So yesterday I was at this party. Cool people, lots of dancing and lots and lots of Skinny Bitches. Great party – slightly hung over today.
Anyway, so at some point I’m talking with this group of people, the subject being politics. They are discussing the different parties and especially one guy is very opinionated about who he supports and what he thinks about the opponents. Now, I do keep up with the major stuff and I always make sure to vote but I’m honestly not that into politics. I’m very much into what’s going on in the world and I’m equally into trying to make it better but to think that politics as a system will make anything better doesn’t make much sense to me. In my opinion it is an antiquated pseudo crutch and I look forward to the day where we are able to guide ourselves from a higher consciousness rather than be guided by a cacophony of hidden motives. Maybe it is important here to point out that I do believe plenty of people enter politics with the best of intentions – but I also believe that once in there, the individual is swallowed up and will end up playing the same game as everyone else. It is simple sociological system theory. Whatever, this will all be in my manifesto – moving on.
So, just when I decide that I’ve had enough of intellectual fun, someone asks me my opinion and I laugh and answer without really thinking about it “oh sorry I guess I’m kind of an anarchist – I really don’t believe in politics“. This is where it gets weird.
The very opinionated guy elegantly slides one step to the left and is now right next to me; “you know what, that is exactly how I feel as well.”
Guy; “definitely. You see, I have this *a long speech about a very important job in the media* and so obviously I have to stay objective but deep down… *something about something*.”
I really don’t get the concept of changing his opinion so drastically. How are you supposed to know which opinion is the truth? Does he know which one? Is there even one or is he a walking cloud of lingering opinions ready to manifest into a perfect fit for every situation? Does it spring from insecurity? From opportunism. Is it pathological? Confusing and ridiculous is what it is.

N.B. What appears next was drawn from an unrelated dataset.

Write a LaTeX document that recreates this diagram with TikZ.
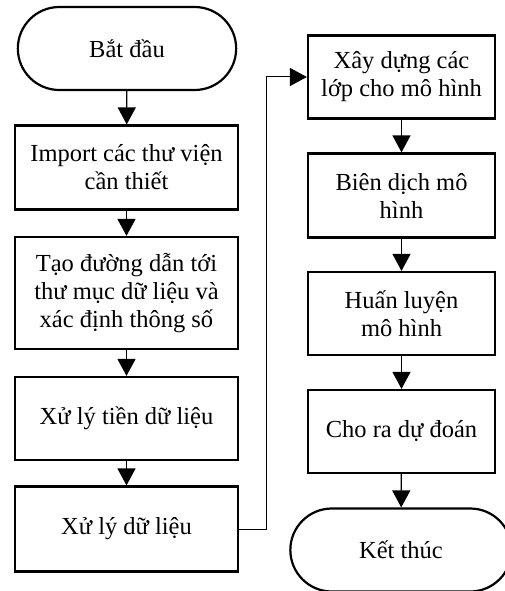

This guy was actually really nice and didn’t seem deceitful at all – plus I’m pretty sure he was gay so no sex motives either.
So there must be some other reason.. Is it simply a question of making a connection and less important if it is made by pretending?
I mean, sure we all change how we feel about things as we expand our horizon but there must be some kind of chore that only changes gradually..? How do we (and by we I mean people who do this) ever expect to be taken seriously if we (they) can’t even be somewhat consistent?
Will anyone admit to doing this – and for other reasons than just trying to impress and/or get laid…?
Let me know if any of you know the secret to this weird phenomenon – it is too complex for me on this hung over Saturday.